Steam Rooms - A quick history lesson...

History of steam rooms



Steam Rooms

The story behind steam rooms is a little bit - well, foggy. Good news for anyone who likes a bit of historical controversy, but bad news for anyone hoping to hear a stack of dirty revelations.

You may think it was Madonna who began the process of making sexy things boring, when she turned her dancing into an aerobics routine and her body into a toned machine. But you'd be very wrong. The history of quite literally putting a damper on things began centuries before the first Madonna was born in Nazareth.

Which is where the historical controversy comes in. Nobody knows exactly where, or when, the steam room was invented. Finland claims to have invented it, perhaps as far back as the Stone Age, but several other countries hotly contest this. It is true that the word 'sauna' is Finnish, coming from their word for "smoky", but this doesn't mean that they invented the thing itself. The Russians - with whom the Finns have a rather troubled history - have long had something very similar, while Turkish baths are legendary. And it isn't just a European thing. When the Spanish conquistadors reached the Americas they found that the Aztecs had their own version of a steam room, called a temazcal.

The ancient Romans, too, were quick to realize the benefits of a little water therapy. Combining the well-known Roman aptitude for technology with the equally well-known Roman love of luxury, they designed places to rival modern spas, with under-floor heating and several different rooms. One of these is very well-preserved in Bath , south-west England . The thermae (baths) contained the frigidarium (cold baths), tepidarium (warm baths) and the caldarium (steam bath). People would chat as they shared the baths, while slaves oiled their backs and scraped off the dirt with strigils.

So far, so social. But anyone expecting to hear a few steamy stories will be disappointed. Considering how global the appeal of the sauna was, the pure-mindedness of our ancestors is astonishing.
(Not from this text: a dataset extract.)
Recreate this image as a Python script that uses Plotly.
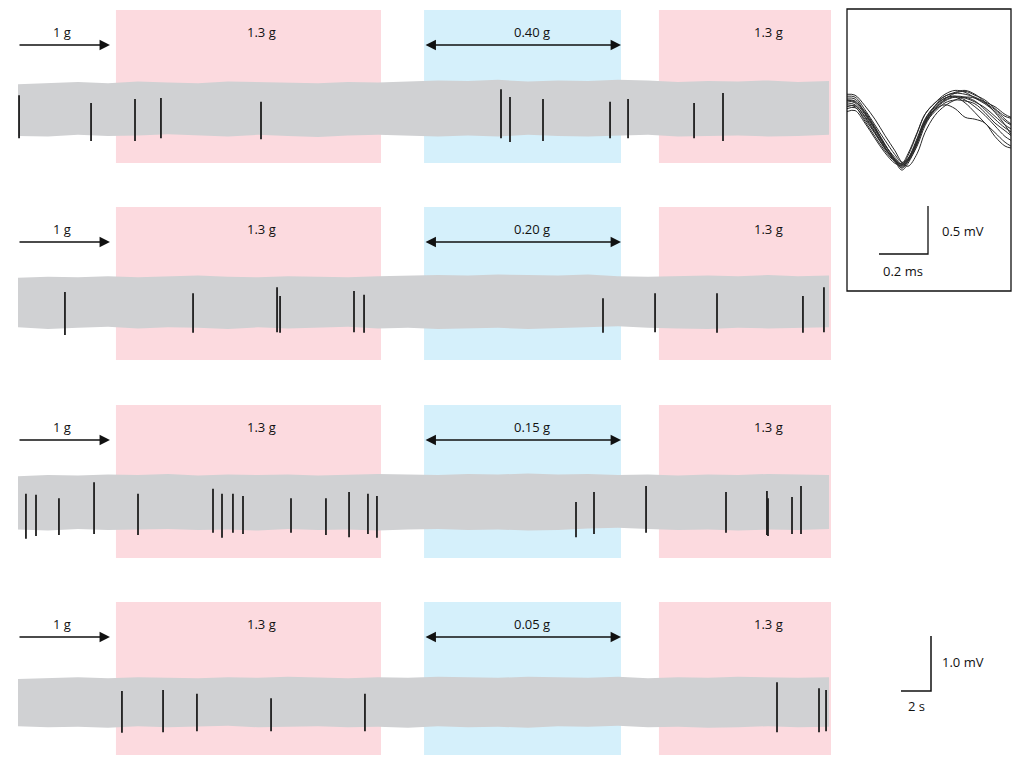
import plotly.graph_objects as go

# ------------------------------------------------------------------ data
LOW_G_LABELS = ["0.40 g", "0.20 g", "0.15 g", "0.05 g"]
HYPER_LABEL = "1.3 g"
BASE_LABEL = "1 g"

# condition intervals (seconds)
PINK1 = (6.53, 24.2)
BLUE = (27.07, 40.2)
PINK2 = (42.73, 54.2)
BASE_ARROW = (0.0, 6.13)
TRACE_END = 54.07

# noise envelope (mV, relative to each row baseline), sampled every 2 s
ENV_T = [0, 2, 4, 6, 8, 10, 12, 14, 16, 18, 20, 22, 24, 26, 28, 30, 32, 34, 36, 38,
         40, 42, 44, 46, 48, 50, 52, 54]
ENV_UP = [
    [0.45, 0.47, 0.49, 0.47, 0.50, 0.48, 0.47, 0.50, 0.49, 0.48, 0.47, 0.49, 0.48, 0.50,
     0.52, 0.51, 0.53, 0.50, 0.52, 0.51, 0.53, 0.52, 0.49, 0.51, 0.50, 0.52, 0.49, 0.51],
    [0.44, 0.46, 0.45, 0.47, 0.45, 0.46, 0.48, 0.46, 0.45, 0.47, 0.46, 0.45, 0.47, 0.48,
     0.49, 0.48, 0.50, 0.49, 0.48, 0.50, 0.47, 0.46, 0.47, 0.48, 0.47, 0.49, 0.47, 0.48],
    [0.47, 0.49, 0.48, 0.50, 0.49, 0.51, 0.48, 0.50, 0.49, 0.50, 0.48, 0.49, 0.51, 0.50,
     0.49, 0.51, 0.50, 0.52, 0.50, 0.51, 0.49, 0.50, 0.48, 0.50, 0.49, 0.51, 0.50, 0.49],
    [0.42, 0.44, 0.45, 0.43, 0.45, 0.44, 0.43, 0.45, 0.44, 0.46, 0.44, 0.43, 0.45, 0.44,
     0.46, 0.45, 0.44, 0.46, 0.45, 0.44, 0.46, 0.43, 0.45, 0.44, 0.46, 0.45, 0.44, 0.45],
]
ENV_LO = [
    [-0.49, -0.50, -0.47, -0.49, -0.48, -0.46, -0.48, -0.50, -0.47, -0.49, -0.51, -0.48, -0.47, -0.49,
     -0.50, -0.48, -0.50, -0.47, -0.49, -0.50, -0.48, -0.47, -0.50, -0.49, -0.48, -0.50, -0.49, -0.47],
    [-0.46, -0.49, -0.47, -0.45, -0.48, -0.46, -0.47, -0.49, -0.46, -0.48, -0.47, -0.45, -0.48, -0.47,
     -0.49, -0.48, -0.47, -0.49, -0.48, -0.46, -0.44, -0.47, -0.48, -0.49, -0.47, -0.48, -0.47, -0.46],
    [-0.50, -0.52, -0.49, -0.51, -0.50, -0.49, -0.51, -0.50, -0.52, -0.49, -0.51, -0.50, -0.52, -0.50,
     -0.49, -0.51, -0.50, -0.52, -0.51, -0.48, -0.47, -0.49, -0.51, -0.50, -0.52, -0.50, -0.51, -0.49],
    [-0.44, -0.46, -0.45, -0.47, -0.44, -0.46, -0.45, -0.43, -0.46, -0.45, -0.44, -0.46, -0.45, -0.47,
     -0.44, -0.46, -0.45, -0.47, -0.44, -0.45, -0.43, -0.46, -0.45, -0.47, -0.46, -0.44, -0.46, -0.45],
]

# spikes per row: time (s), top (mV), bottom (mV) relative to row baseline
SPIKE_T = [
    [0.07, 4.87, 7.8, 9.53, 16.2, 32.2, 32.8, 35.0, 39.47, 40.67, 45.07, 47.0],
    [3.13, 11.67, 17.27, 17.47, 22.4, 23.07, 39.0, 42.47, 46.6, 52.33, 53.73],
    [0.53, 1.2, 2.73, 5.07, 8.0, 13.0, 13.6, 14.33, 15.0, 18.2, 20.53, 22.07, 23.33, 23.93,
     37.2, 38.4, 41.87, 47.2, 49.93, 50.0, 51.6, 52.2],
    [6.93, 9.67, 11.93, 16.87, 23.13, 50.6, 53.4, 53.87],
]
SPIKE_TOP = [
    [0.25, 0.11, 0.18, 0.20, 0.13, 0.36, 0.22, 0.18, 0.13, 0.18, 0.11, 0.29],
    [0.18, 0.16, 0.27, 0.11, 0.20, 0.13, 0.07, 0.16, 0.16, 0.11, 0.27],
    [0.15, 0.13, 0.07, 0.36, 0.15, 0.24, 0.15, 0.15, 0.11, 0.07, 0.07, 0.18, 0.15, 0.11,
     0.00, 0.18, 0.29, 0.18, 0.20, 0.07, 0.09, 0.29],
    [0.20, 0.22, 0.15, 0.07, 0.15, 0.36, 0.25, 0.22],
]
SPIKE_BOT = [
    [-0.53, -0.58, -0.58, -0.53, -0.55, -0.53, -0.60, -0.58, -0.53, -0.53, -0.53, -0.58],
    [-0.60, -0.56, -0.55, -0.56, -0.55, -0.56, -0.56, -0.55, -0.56, -0.56, -0.55],
    [-0.67, -0.62, -0.60, -0.58, -0.60, -0.56, -0.65, -0.56, -0.58, -0.56, -0.60, -0.64, -0.58, -0.65,
     -0.64, -0.58, -0.56, -0.56, -0.60, -0.62, -0.58, -0.58],
    [-0.56, -0.55, -0.53, -0.53, -0.53, -0.55, -0.55, -0.53],
]

# inset: overlaid spike waveforms (time in ms, voltage in mV)
WAVE_T = [0, 0.033, 0.073, 0.114, 0.155, 0.196, 0.224, 0.249, 0.286, 0.318, 0.359, 0.4,
          0.441, 0.482, 0.522, 0.563, 0.604, 0.645, 0.669]
WAVES = [
    [0.00, -0.02, -0.12, -0.28, -0.46, -0.62, -0.68, -0.64, -0.48, -0.27, -0.10, -0.01, 0.03, 0.02, -0.02, -0.08, -0.17, -0.26, -0.30],
    [-0.05, -0.07, -0.22, -0.38, -0.53, -0.64, -0.66, -0.56, -0.34, -0.15, -0.03, 0.06, 0.10, 0.08, 0.02, -0.04, -0.12, -0.22, -0.26],
    [0.06, 0.05, -0.06, -0.20, -0.37, -0.53, -0.65, -0.69, -0.56, -0.34, -0.16, -0.06, 0.00, 0.03, 0.02, -0.03, -0.10, -0.20, -0.25],
    [-0.12, -0.11, -0.24, -0.40, -0.55, -0.66, -0.68, -0.58, -0.35, -0.15, -0.03, 0.04, 0.08, 0.10, 0.06, -0.02, -0.13, -0.26, -0.36],
    [0.02, 0.01, -0.13, -0.29, -0.47, -0.62, -0.71, -0.64, -0.44, -0.24, -0.09, 0.00, 0.03, -0.03, -0.13, -0.24, -0.34, -0.44, -0.48],
    [-0.03, -0.05, -0.18, -0.34, -0.50, -0.63, -0.69, -0.62, -0.42, -0.22, -0.10, -0.05, -0.09, -0.18, -0.20, -0.24, -0.38, -0.48, -0.50],
    [0.04, 0.03, -0.10, -0.26, -0.42, -0.57, -0.65, -0.61, -0.42, -0.21, -0.06, 0.04, 0.07, 0.06, 0.03, -0.02, -0.07, -0.15, -0.18],
    [-0.09, -0.08, -0.20, -0.35, -0.51, -0.64, -0.70, -0.63, -0.44, -0.25, -0.12, -0.03, 0.00, -0.01, -0.04, -0.13, -0.24, -0.32, -0.37],
    [-0.01, -0.03, -0.15, -0.31, -0.47, -0.60, -0.67, -0.62, -0.45, -0.24, -0.09, 0.01, 0.07, 0.09, 0.05, 0.00, -0.09, -0.17, -0.19],
    [0.00, -0.01, -0.14, -0.30, -0.49, -0.64, -0.73, -0.66, -0.46, -0.23, -0.07, 0.02, 0.04, 0.00, -0.07, -0.16, -0.27, -0.38, -0.42],
    [-0.07, -0.06, -0.17, -0.33, -0.50, -0.62, -0.67, -0.61, -0.40, -0.20, -0.06, 0.02, 0.04, 0.03, -0.01, -0.10, -0.20, -0.29, -0.33],
]

SCALE_MAIN = (2.0, 1.0)      # 2 s, 1.0 mV
SCALE_INSET = (0.2, 0.5)     # 0.2 ms, 0.5 mV

# ------------------------------------------------------------------ layout helpers
W, H = 1024, 766
OFF = 8                      # page body margin in the browser
PINK = "#fcdadf"
BLUEC = "#d5f0fb"
GRAY = "#d0d1d3"
INK = "#1e1e1e"
FONT = "Open Sans"


def pxp(px):           # screen pixel x -> paper fraction
    return (px - OFF) / W


def pyp(py):           # screen pixel y -> paper fraction
    return 1 - (py - OFF) / H


def tx(px):            # main screen x pixel -> seconds
    return (px - 18) / 15.0


def vy(py):            # main screen y pixel -> mV
    return (109 - py) / 55.0


ROW_CENTER_PX = [109, 302, 502, 702]
RECT_TOP_PX = [10, 207, 405, 602]
RECT_H = 153
BASES = [vy(c) for c in ROW_CENTER_PX]

fig = go.Figure()
shapes = []
annotations = []

for i in range(4):
    base = BASES[i]
    top = vy(RECT_TOP_PX[i])
    bot = vy(RECT_TOP_PX[i] + RECT_H)
    for (a, b), col in [(PINK1, PINK), (BLUE, BLUEC), (PINK2, PINK)]:
        shapes.append(dict(type="rect", xref="x", yref="y", x0=a, x1=b, y0=bot, y1=top,
                           fillcolor=col, line=dict(width=0), layer="below"))
    # noise band
    xs = ENV_T[:-1] + [TRACE_END] + [TRACE_END] + ENV_T[::-1][1:]
    up = [base + v for v in ENV_UP[i]]
    lo = [base + v for v in ENV_LO[i]]
    ys = up + lo[::-1]
    fig.add_trace(go.Scatter(x=xs, y=ys, fill="toself", fillcolor=GRAY, mode="lines",
                             line=dict(width=0, color=GRAY), hoverinfo="skip",
                             showlegend=False, xaxis="x", yaxis="y"))
    # spikes
    sx, sy = [], []
    for t, a, b in zip(SPIKE_T[i], SPIKE_TOP[i], SPIKE_BOT[i]):
        sx += [t, t, None]
        sy += [base + a, base + b, None]
    fig.add_trace(go.Scatter(x=sx, y=sy, mode="lines", line=dict(color=INK, width=1.8),
                             hoverinfo="skip", showlegend=False, xaxis="x", yaxis="y"))
    # arrows
    ay = vy(RECT_TOP_PX[i] + 35)
    annotations.append(dict(x=BASE_ARROW[1], y=ay, ax=BASE_ARROW[0], ay=ay, xref="x", yref="y",
                            axref="x", ayref="y", text="", showarrow=True, arrowhead=2,
                            arrowsize=1.6, arrowwidth=1.3, arrowcolor="#111", standoff=0))
    annotations.append(dict(x=BLUE[1], y=ay, ax=BLUE[0], ay=ay, xref="x", yref="y",
                            axref="x", ayref="y", text="", showarrow=True, arrowhead=2,
                            startarrowhead=2, arrowside="end+start",
                            arrowsize=1.6, startarrowsize=1.6, arrowwidth=1.3,
                            arrowcolor="#111", standoff=0, startstandoff=0))
    ly = pyp(RECT_TOP_PX[i] + 22)
    for px, txt in [(62, BASE_LABEL), (261, HYPER_LABEL), (532, LOW_G_LABELS[i]), (768, HYPER_LABEL)]:
        annotations.append(dict(x=pxp(px), y=ly, xref="paper", yref="paper", text=txt,
                                showarrow=False, xanchor="center", yanchor="middle",
                                font=dict(family=FONT, size=13, color="#111")))

# main scale bar
sb_t0 = tx(901)
sb_y0 = vy(691)
fig.add_trace(go.Scatter(x=[sb_t0, sb_t0 + SCALE_MAIN[0], sb_t0 + SCALE_MAIN[0]],
                         y=[sb_y0, sb_y0, sb_y0 + SCALE_MAIN[1]], mode="lines",
                         line=dict(color="#111", width=1.5), hoverinfo="skip",
                         showlegend=False, xaxis="x", yaxis="y"))
annotations.append(dict(x=pxp(940), y=pyp(662), xref="paper", yref="paper", text="1.0 mV",
                        showarrow=False, xanchor="left", yanchor="middle",
                        font=dict(family=FONT, size=13, color="#111")))
annotations.append(dict(x=pxp(916), y=pyp(706), xref="paper", yref="paper", text="2 s",
                        showarrow=False, xanchor="center", yanchor="middle",
                        font=dict(family=FONT, size=13, color="#111")))

# inset waveforms
for wv in WAVES:
    fig.add_trace(go.Scatter(x=WAVE_T, y=wv, mode="lines", line=dict(color="#2a2a2a", width=1),
                             line_shape="spline", hoverinfo="skip", showlegend=False,
                             xaxis="x2", yaxis="y2"))


def itx(px):
    return (px - 847) / 245.0


def ivy(py):
    return (100 - py) / 96.0


isb_t0 = itx(879)
isb_y0 = ivy(254)
fig.add_trace(go.Scatter(x=[isb_t0, isb_t0 + SCALE_INSET[0], isb_t0 + SCALE_INSET[0]],
                         y=[isb_y0, isb_y0, isb_y0 + SCALE_INSET[1]], mode="lines",
                         line=dict(color="#111", width=1.3), hoverinfo="skip",
                         showlegend=False, xaxis="x2", yaxis="y2"))
annotations.append(dict(x=pxp(940), y=pyp(231), xref="paper", yref="paper", text="0.5 mV",
                        showarrow=False, xanchor="left", yanchor="middle",
                        font=dict(family=FONT, size=13, color="#111")))
annotations.append(dict(x=pxp(903), y=pyp(271), xref="paper", yref="paper", text="0.2 ms",
                        showarrow=False, xanchor="center", yanchor="middle",
                        font=dict(family=FONT, size=13, color="#111")))
shapes.append(dict(type="rect", xref="paper", yref="paper", x0=pxp(847), x1=pxp(1011),
                   y0=pyp(291), y1=pyp(9), line=dict(color="#111", width=1.3),
                   fillcolor="rgba(0,0,0,0)"))

ax_common = dict(visible=False, showgrid=False, zeroline=False, fixedrange=True)
fig.update_layout(
    width=W, height=H, margin=dict(l=0, r=0, t=0, b=0),
    paper_bgcolor="white", plot_bgcolor="rgba(0,0,0,0)",
    xaxis=dict(domain=[0, 1], range=[tx(OFF), tx(W + OFF)], **ax_common),
    yaxis=dict(domain=[0, 1], range=[vy(H + OFF), vy(OFF)], **ax_common),
    xaxis2=dict(domain=[pxp(847), pxp(1011)], range=[itx(847), itx(1011)], anchor="y2", **ax_common),
    yaxis2=dict(domain=[pyp(291), pyp(9)], range=[ivy(291), ivy(9)], anchor="x2", **ax_common),
    shapes=shapes, annotations=annotations, showlegend=False,
)

fig.write_html("out.html")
The Romans saw the baths as a chance to talk business, chat and relax, while the Aztecs went further, seeing the temazcal as a cleansing, healing place. And if you're expecting any funny stuff from the Finns - forget it. Until fairly recently, the Finnish sauna has been a place with quasi-religious, quasi-medical significance. Now, it is seen as a wholesome, fun place, and many families go to a sauna in the Christmas season, to catch up and spend some quality time together.
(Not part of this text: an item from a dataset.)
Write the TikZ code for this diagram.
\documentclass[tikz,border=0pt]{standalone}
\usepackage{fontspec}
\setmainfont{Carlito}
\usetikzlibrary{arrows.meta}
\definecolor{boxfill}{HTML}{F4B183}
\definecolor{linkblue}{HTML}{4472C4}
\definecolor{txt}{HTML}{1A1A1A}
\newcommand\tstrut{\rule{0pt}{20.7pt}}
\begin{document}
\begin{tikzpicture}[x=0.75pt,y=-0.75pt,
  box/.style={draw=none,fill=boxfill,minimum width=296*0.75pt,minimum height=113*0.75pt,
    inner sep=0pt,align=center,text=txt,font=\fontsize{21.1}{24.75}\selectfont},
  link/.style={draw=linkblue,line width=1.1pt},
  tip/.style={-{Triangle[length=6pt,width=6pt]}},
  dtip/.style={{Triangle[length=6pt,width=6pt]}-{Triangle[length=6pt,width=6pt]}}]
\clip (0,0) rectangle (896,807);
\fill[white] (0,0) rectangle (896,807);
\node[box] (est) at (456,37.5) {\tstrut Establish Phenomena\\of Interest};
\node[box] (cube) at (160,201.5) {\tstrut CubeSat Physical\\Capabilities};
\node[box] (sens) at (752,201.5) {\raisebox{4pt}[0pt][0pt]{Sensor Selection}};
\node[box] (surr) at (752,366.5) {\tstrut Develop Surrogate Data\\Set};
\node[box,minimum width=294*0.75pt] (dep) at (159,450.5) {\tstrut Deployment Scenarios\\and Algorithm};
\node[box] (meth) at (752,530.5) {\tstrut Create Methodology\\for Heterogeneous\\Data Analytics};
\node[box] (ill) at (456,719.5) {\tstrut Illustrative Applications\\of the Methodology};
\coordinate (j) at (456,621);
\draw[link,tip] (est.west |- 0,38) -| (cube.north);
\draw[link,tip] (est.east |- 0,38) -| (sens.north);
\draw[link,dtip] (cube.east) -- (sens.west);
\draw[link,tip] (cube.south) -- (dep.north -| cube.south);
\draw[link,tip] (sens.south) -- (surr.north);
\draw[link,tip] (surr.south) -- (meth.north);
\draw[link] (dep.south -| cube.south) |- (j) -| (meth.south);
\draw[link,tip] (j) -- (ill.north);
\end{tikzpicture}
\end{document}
However, saunas were sinful enough to get the early Church hot under the collar - not because of people getting up to no good, but because they believed that associating with the elements (fire and water) was a pagan activity.
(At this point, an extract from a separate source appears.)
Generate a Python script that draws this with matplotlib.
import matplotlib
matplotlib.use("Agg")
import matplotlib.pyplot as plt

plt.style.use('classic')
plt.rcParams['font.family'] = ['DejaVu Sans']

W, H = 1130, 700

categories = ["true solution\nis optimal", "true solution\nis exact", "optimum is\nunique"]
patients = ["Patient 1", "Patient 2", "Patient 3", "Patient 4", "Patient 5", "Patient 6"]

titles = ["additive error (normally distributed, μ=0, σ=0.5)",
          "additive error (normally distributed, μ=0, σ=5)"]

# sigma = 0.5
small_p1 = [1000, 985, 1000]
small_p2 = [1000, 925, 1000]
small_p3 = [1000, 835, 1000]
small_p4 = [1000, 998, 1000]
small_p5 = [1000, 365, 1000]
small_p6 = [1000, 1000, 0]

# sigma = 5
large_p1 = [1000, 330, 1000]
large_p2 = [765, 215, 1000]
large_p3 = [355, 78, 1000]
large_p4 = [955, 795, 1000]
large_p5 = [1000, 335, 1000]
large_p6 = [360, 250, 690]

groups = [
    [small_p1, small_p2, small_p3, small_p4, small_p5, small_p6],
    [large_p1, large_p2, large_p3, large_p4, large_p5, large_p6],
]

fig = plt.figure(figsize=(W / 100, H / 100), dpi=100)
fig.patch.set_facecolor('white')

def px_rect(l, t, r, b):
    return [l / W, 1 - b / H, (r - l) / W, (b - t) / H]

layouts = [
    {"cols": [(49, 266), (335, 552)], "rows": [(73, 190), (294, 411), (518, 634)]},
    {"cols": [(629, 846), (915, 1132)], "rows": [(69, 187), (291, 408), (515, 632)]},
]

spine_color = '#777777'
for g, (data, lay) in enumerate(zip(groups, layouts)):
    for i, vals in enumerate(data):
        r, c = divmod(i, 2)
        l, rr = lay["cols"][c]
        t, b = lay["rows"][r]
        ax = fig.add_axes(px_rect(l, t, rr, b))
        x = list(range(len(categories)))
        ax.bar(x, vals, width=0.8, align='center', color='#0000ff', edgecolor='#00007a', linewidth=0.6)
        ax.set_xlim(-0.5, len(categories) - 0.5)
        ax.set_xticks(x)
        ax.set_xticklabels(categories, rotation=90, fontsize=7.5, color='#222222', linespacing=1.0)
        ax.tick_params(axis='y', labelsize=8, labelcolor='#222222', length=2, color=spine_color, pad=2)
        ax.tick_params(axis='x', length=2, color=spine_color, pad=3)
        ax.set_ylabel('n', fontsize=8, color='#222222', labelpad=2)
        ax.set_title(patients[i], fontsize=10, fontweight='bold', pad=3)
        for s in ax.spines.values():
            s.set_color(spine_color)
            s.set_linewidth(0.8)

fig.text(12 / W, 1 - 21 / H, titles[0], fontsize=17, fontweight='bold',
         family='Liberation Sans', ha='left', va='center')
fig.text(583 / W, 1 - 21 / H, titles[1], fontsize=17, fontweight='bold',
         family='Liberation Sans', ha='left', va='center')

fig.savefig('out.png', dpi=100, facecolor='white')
Later, though, spas in the United Kingdom were an invaluable prop for the nineteenth-century hobby of pretending to be ill. "Rest cures" in England 's fashionable spa towns were an excellent chance to work on one's invalidity, as well as to see and be seen. The oh-so-English bodice-troubling plots of both Northanger Abbey and Persuasion, two of Jane Austen's most famous novels, are set in Bath. Could the passions bubbling beneath the buttoned-up exteriors be related to the bubbling springs beneath that town's stately Georgian architecture? - Probably not. As I said, the history of steam rooms isn't really very sexy at all.